Last paragraph in the Introduction of Bjorn Lomborg’s new book “False Alarm – How Climate Change Panic Costs Us Trillions, Hurts the Poor, and Fails to Fix the Planet” is entirely appropriate: “We have it within our power to make a better world. But first we need to calm down.”

Randle Dewees
September 24, 2020 11:13 am

Well, I would think that a parabolic frog is an amphibian creature that has some part of itself here, and a corresponding part of itself at infinity. Now a frog “going parabolic” I get, anytime it hops it goes parabolic.

Peter Watson
September 24, 2020 11:14 am

Is Well + Good Double Plus Good’s inbred Cousin?

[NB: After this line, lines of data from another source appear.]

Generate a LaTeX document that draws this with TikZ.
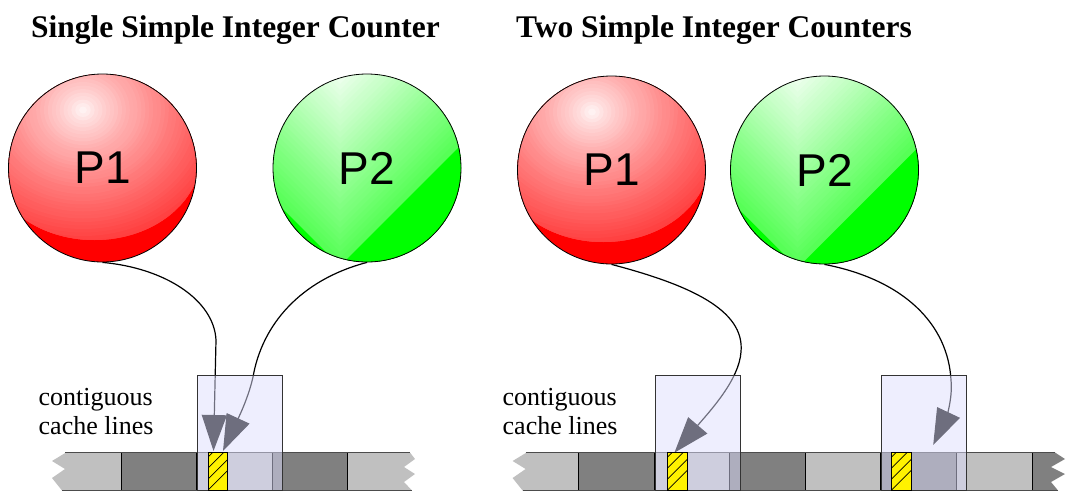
\documentclass[tikz,border=0pt]{standalone}
\usepackage{fontspec}
\setmainfont{Liberation Serif}
\newfontfamily\labelsans{Liberation Sans}
\usetikzlibrary{arrows.meta,calc}

\definecolor{linelight}{RGB}{192,192,192}
\definecolor{linedark}{RGB}{128,128,128}
\definecolor{boxtint}{RGB}{221,221,253}

% shaded red sphere: rings round a highlight, solid red crescent below
\newcommand\redballfill[2]{%
  \begin{scope}[shift={(#1,#2)}]
    \fill[red] (0,0) circle (94);
    \begin{scope}
      \clip (0,0) circle (94);
      \clip (-8,-12) ellipse (106 and 84);
      \foreach \t in {40,39,...,1} {
        \pgfmathtruncatemacro\v{round(78*(\t/40)^0.75)}
        \fill[red!\v!white] (-19.5,-58) ellipse ({3.9*\t} and {3.5*\t});
      }
    \end{scope}
  \end{scope}}

% shaded green sphere: chevron bands, solid green corner at lower right
\newcommand\greenballfill[2]{%
  \begin{scope}[shift={(#1,#2)}]
    \fill[green] (0,0) circle (94);
    \begin{scope}
      \clip (0,0) circle (94);
      \foreach \k in {0,...,31} {
        \pgfmathsetmacro\F{-96+6*\k}
        \pgfmathtruncatemacro\v{round(6+60*\k/31)}
        \fill[green!\v!white] (-227,\F-200) -- (-27,\F) -- (173,\F-200)
          -- (173,120) -- (-227,120) -- cycle;
      }
      \fill[green] (-227,-102) -- (-27,98) -- (173,-102) -- (173,120) -- (-227,120) -- cycle;
    \end{scope}
  \end{scope}}

\begin{document}
\begin{tikzpicture}[x=1pt,y=-1pt,
  title/.style={font=\bfseries\fontsize{31.5}{36}\selectfont, inner sep=0, anchor=base west},
  note/.style={font=\fontsize{26}{29}\selectfont, inner sep=0, anchor=base west},
  ball/.style={circle, draw=black, line width=0.8, minimum size=188, inner sep=0,
    font=\labelsans\fontsize{46}{50}\selectfont},
  conn/.style={draw=black, line width=1.2, -{Triangle[length=36pt,width=25pt]}},
  cachebox/.style={draw=black!80, line width=0.9, fill=boxtint, fill opacity=0.5,
    minimum width=85, minimum height=114.5, inner sep=0, anchor=south west},
  divider/.style={draw=black, line width=0.8},
  rim/.style={draw=black!70, line width=1.6},
  cell/.style={draw=black, line width=1, fill=yellow, minimum width=19.5,
    minimum height=38, inner sep=0, anchor=south west,
    path picture={\foreach \k in {0,...,4}{
      \draw[line width=0.7] ($(path picture bounding box.south west)+(-6,6-11*\k)$) -- ++(45,-45);}}}
]
\useasboundingbox (0,0) rectangle (1066,493);

% ---------- left: one counter ----------
% cache line strip
\fill[linelight] (66,452.5) -- (52,461) -- (65,469) -- (52,478) -- (62,490.5)
  -- (121.7,490.5) -- (121.7,452.5) -- cycle;
\fill[linedark] (121.7,452.5) rectangle (196.5,490.5);
\fill[linelight] (196.5,452.5) rectangle (272.3,490.5);
\fill[linedark] (272.3,452.5) rectangle (347.3,490.5);
\fill[linelight] (347.3,452.5) -- (410,452.5) -- (415,459) -- (404,467) -- (415,474)
  -- (404,482) -- (412,490.5) -- (347.3,490.5) -- cycle;
\foreach \x in {121.7,196.5,272.3,347.3} \draw[divider] (\x,452.5) -- (\x,490.5);
\draw[rim] (65,452.5) -- (410,452.5);
\draw[rim] (62,490.5) -- (412,490.5);

% ---------- right: two counters ----------
\fill[linelight] (526.6,452.5) -- (512.6,461) -- (525.6,469) -- (512.6,478) -- (522.6,490.5)
  -- (578.7,490.5) -- (578.7,452.5) -- cycle;
\fill[linedark] (578.7,452.5) rectangle (654.5,490.5);
\fill[linelight] (654.5,452.5) rectangle (729.6,490.5);
\fill[linedark] (729.6,452.5) rectangle (805.4,490.5);
\fill[linelight] (805.4,452.5) rectangle (880.5,490.5);
\fill[linedark] (880.5,452.5) rectangle (956.7,490.5);
\fill[linelight] (956.7,452.5) rectangle (1032.5,490.5);
\fill[linedark] (1032.5,452.5) -- (1055,452.5) -- (1065,459) -- (1051,467) -- (1065,474)
  -- (1051,482) -- (1058,490.5) -- (1032.5,490.5) -- cycle;
\foreach \x in {578.7,654.5,729.6,805.4,880.5,956.7,1032.5} \draw[divider] (\x,452.5) -- (\x,490.5);
\draw[rim] (525.6,452.5) -- (1055,452.5);
\draw[rim] (522.6,490.5) -- (1058,490.5);

% processors
\redballfill{102.5}{168}
\node[ball] (p1L) at (102.5,168) {P1};
\greenballfill{367}{168}
\node[ball] (p2L) at (367,168) {P2};
\redballfill{611.5}{170}
\node[ball] (p1R) at (611.5,170) {P1};
\greenballfill{824.5}{170}
\node[ball] (p2R) at (824.5,170) {P2};

% arrow targets
\coordinate (tipA) at (213.5,451);
\coordinate (tipB) at (223,451);
\coordinate (tipC) at (674.4,452.7);
\coordinate (tipD) at (933.2,445);

% accesses
\draw[conn] (p1L.south) .. controls (165,268) and (214,300) .. (216,340) -- (tipA);
\draw[conn] (p2L.south) .. controls (300,280) and (262,325) .. (253,377)
  .. controls (248,400) and (235,425) .. (tipB);
\draw[conn] (p1R.south) .. controls (690,285) and (745,310) .. (741,352)
  .. controls (739,380) and (710,411) .. (tipC);
\draw[conn] (p2R.south) .. controls (905,280) and (948,325) .. (951,380)
  .. controls (953,400) and (945,420) .. (tipD);

% cache lines in use (translucent)
\node[cachebox] (boxL) at (196.5,490.5) {};
\node[cachebox] (boxR1) at (654.5,490.5) {};
\node[cachebox] (boxR2) at (880.5,490.5) {};

% counter variables
\node[cell] (cellL) at (207.7,490.5) {};
\node[cell] (cellR1) at (667,490.5) {};
\node[cell] (cellR2) at (891,490.5) {};

% labels
\node[title] (titleL) at (31,37.5) {Single Simple Integer Counter};
\node[title] (titleR) at (516,37.5) {Two Simple Integer Counters};
\node[note] (noteL1) at (38.5,405) {contiguous};
\node[note] (noteL2) at (38.5,434) {cache lines};
\node[note] (noteR1) at (502.5,405) {contiguous};
\node[note] (noteR2) at (502.5,434) {cache lines};
\end{tikzpicture}
\end{document}
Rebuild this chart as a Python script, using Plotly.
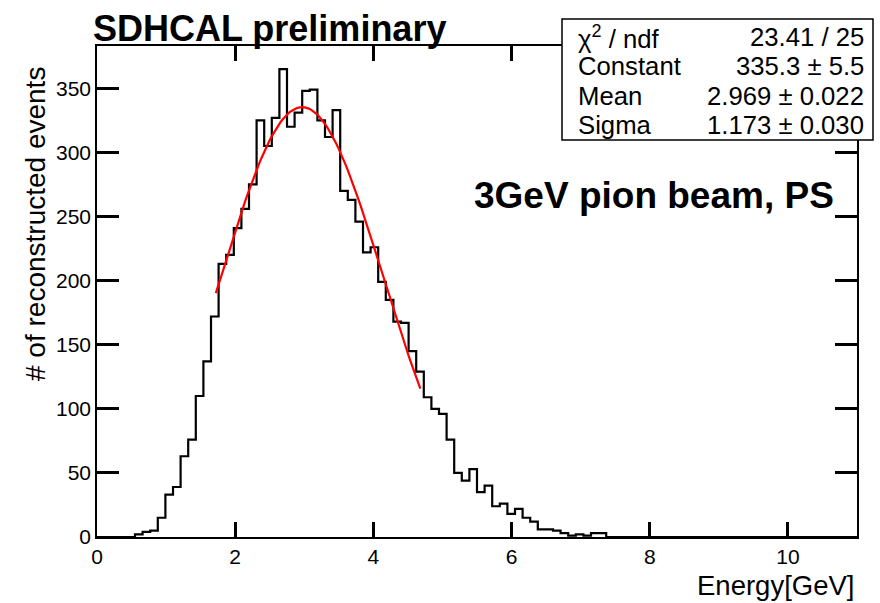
import plotly.graph_objects as go
import math

# ---------------- data ----------------
X_MIN, X_MAX, N_BINS = 0.0, 11.0, 100
BIN_COUNTS = [
    0, 0, 0, 0, 0, 2, 4, 5, 15, 33,
    39, 63, 76, 110, 137, 172, 213, 220, 241, 256,
    275, 325, 305, 327, 365, 320, 331, 348, 349, 325,
    312, 333, 270, 263, 246, 222, 226, 199, 185, 168,
    167, 145, 129, 109, 100, 96, 76, 50, 44, 53,
    35, 40, 24, 26, 18, 22, 15, 12, 6, 6,
    5, 3, 1, 2, 1, 3, 3, 0, 0, 0,
    0, 0, 0, 0, 0, 0, 0, 0, 0, 0,
    0, 0, 0, 0, 0, 0, 0, 0, 0, 0,
    0, 0, 0, 0, 0, 0, 0, 0, 0, 0,
]
# Gaussian fit parameters as printed in the stats box
FIT_CONSTANT = 335.3
FIT_MEAN = 2.969
FIT_SIGMA = 1.173
FIT_RANGE = (1.72, 4.68)
FIT_NPOINTS = 100

STAT_LABELS = ["χ<sup>2</sup> / ndf", "Constant", "Mean", "Sigma"]
STAT_VALUES = ["23.41 / 25", "335.3 ± 5.5", "2.969 ± 0.022", "1.173 ± 0.030"]

X_MAJOR = 2
Y_MAJOR = 50
Y_MAX = 383

# ---------------- build ----------------
width = (X_MAX - X_MIN) / N_BINS
edges = [X_MIN + i * width for i in range(N_BINS + 1)]
hx = edges
hy = BIN_COUNTS + [BIN_COUNTS[-1]]

fx = [FIT_RANGE[0] + (FIT_RANGE[1] - FIT_RANGE[0]) * i / (FIT_NPOINTS - 1) for i in range(FIT_NPOINTS)]
fy = [FIT_CONSTANT * math.exp(-0.5 * ((x - FIT_MEAN) / FIT_SIGMA) ** 2) for x in fx]

W, H = 880, 603
L, R, T, B = 97, 23, 46, 66
PW, PH = W - L - R, H - T - B


def px(xp):
    return (xp - L) / PW


def py(yp):
    return (H - B - yp) / PH


FONT = "Liberation Sans, Arial, Helvetica, sans-serif"
TW = 3
LW = 1.5

fig = go.Figure()
fig.add_trace(go.Scatter(x=hx, y=hy, mode="lines", line=dict(shape="hv", color="black", width=2.2),
                         showlegend=False, hoverinfo="skip"))
fig.add_trace(go.Scatter(x=fx, y=fy, mode="lines", line=dict(color="#ff0000", width=2.2),
                         showlegend=False, hoverinfo="skip"))

fig.update_xaxes(range=[X_MIN, X_MAX], tickmode="linear", tick0=0, dtick=X_MAJOR,
                 ticks="inside", ticklen=15, tickwidth=TW, tickcolor="#000000",
                 showline=True, linecolor="black", linewidth=LW, mirror="ticks",
                 showgrid=False, zeroline=False,
                 tickfont=dict(family=FONT, size=21, color="black"))
fig.update_yaxes(range=[0, Y_MAX], tickmode="linear", tick0=0, dtick=Y_MAJOR,
                 ticks="inside", ticklen=22, tickwidth=TW, tickcolor="#000000",
                 showline=True, linecolor="black", linewidth=LW, mirror="ticks",
                 showgrid=False, zeroline=False,
                 tickfont=dict(family=FONT, size=21, color="black"))

annotations = [
    dict(text="<b>SDHCAL preliminary</b>", x=px(91), y=py(28), xref="paper", yref="paper",
         xanchor="left", yanchor="middle", showarrow=False,
         font=dict(family=FONT, size=36, color="black")),
    dict(text="<b>3GeV pion beam, PS</b>", x=px(836), y=py(195), xref="paper", yref="paper",
         xanchor="right", yanchor="middle", showarrow=False,
         font=dict(family=FONT, size=37, color="black")),
    dict(text="Energy[GeV]", x=px(856), y=py(585), xref="paper", yref="paper",
         xanchor="right", yanchor="middle", showarrow=False,
         font=dict(family=FONT, size=27.5, color="black")),
    dict(text="# of reconstructed events", x=px(35), y=py(224), xref="paper", yref="paper",
         xanchor="center", yanchor="middle", showarrow=False, textangle=-90,
         font=dict(family=FONT, size=28, color="black")),
]

row_y = [37, 66, 96, 125]
for lab, val, yy in zip(STAT_LABELS, STAT_VALUES, row_y):
    annotations.append(dict(text=lab, x=px(576), y=py(yy), xref="paper", yref="paper",
                            xanchor="left", yanchor="middle", showarrow=False,
                            font=dict(family=FONT, size=25.7, color="black")))
    annotations.append(dict(text=val, x=px(866), y=py(yy), xref="paper", yref="paper",
                            xanchor="right", yanchor="middle", showarrow=False,
                            font=dict(family=FONT, size=25.7, color="black")))

shapes = [dict(type="rect", xref="paper", yref="paper", x0=px(562), x1=px(873), y0=py(140), y1=py(19),
               line=dict(color="black", width=LW), fillcolor="white", layer="above")]

fig.update_layout(width=W, height=H, margin=dict(l=L, r=R, t=T, b=B),
                  paper_bgcolor="white", plot_bgcolor="white",
                  annotations=annotations, shapes=shapes, showlegend=False)

fig.write_html("out.html")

September 24, 2020 11:15 am

The good news is that practically no one reads or listens to Yale’s climate bleating. They probably reach a larger audience by being featured on WUWT than by their own channels. Climate psychologists??? Climate change communicators??? Every able adult should have a job and a life’s calling, but why waste money supporting these clueless, unproductive lunatic fringe propagandists (liars)?

Peter W
September 24, 2020 11:17 am

When your arguments don’t seem to be working – just make them more extreme.

Malcolm Chapman
September 24, 2020 11:19 am

They are perhaps trying to find an adjective derived from ‘parable’, as it might be from ‘the parable of the boiling frog’ (only in the true version, which only I have access to, because I am a climate parabolic, it is a lobster, not a frog). Which does not say much for their control of the language, which goes with the more general stupidity. If they had known how bad it was going to get, they could have got out earlier, and studied something that might make them an honest living – grammar, or spelling, or taxonomy, or chidren’s encyclopaedias. We must find a way to give these people hope.

John Endicott
Reply to  Malcolm Chapman
September 25, 2020 6:44 am

They are perhaps trying to find an adjective derived from ‘parable’, as it might be from ‘the parable of the boiling frog’

In that case, they actually succeeded (one of the only times they can claim to have succeeded at anything):

parabolic.
[ˌperəˈbälik]
ADJECTIVE

2.of or expressed in parables.
“parabolic teaching”

September 24, 2020 11:42 am

Damn it! Armageddon only comes around once in a lifetime. Why do all the sober, objective and reasonable people have to spoil it with facts.
End of Times is the best of times for unproductive, magical thinking, trough munchers who don’t want the responsibility of looking after themselves let alone anyone else. These are the generations raised in ease and a with total lack of consequences. They talk about the collapse of civilization with barely disguised glee. They probably see themselves in a few years as fashionably ragged heroes in the Australian outback driving (electric) war machines across the sand and dancing rumba with Mel Gibson and Tina Turner. Their enthusiasm for disaster will last just about as long as the last charge on their iPhone.

September 24, 2020 11:46 am

It’s much more than half a degree increase that we need right now in the UK. Climate change seems to have brought an early winter. I could easily survive tomorrow being ten degrees warmer.

DrTorch
September 24, 2020 11:51 am

Considering that Antifa, BLM, China etc explicitly want and actively work to bring down (Western) Civilization, these do-gooders would be far better off opposing these groups, instead of fretting about the Sun.

Crannog
Reply to  DrTorch
September 24, 2020 1:04 pm

What? These ‘do-gooders’ are Antifa, BLM and China.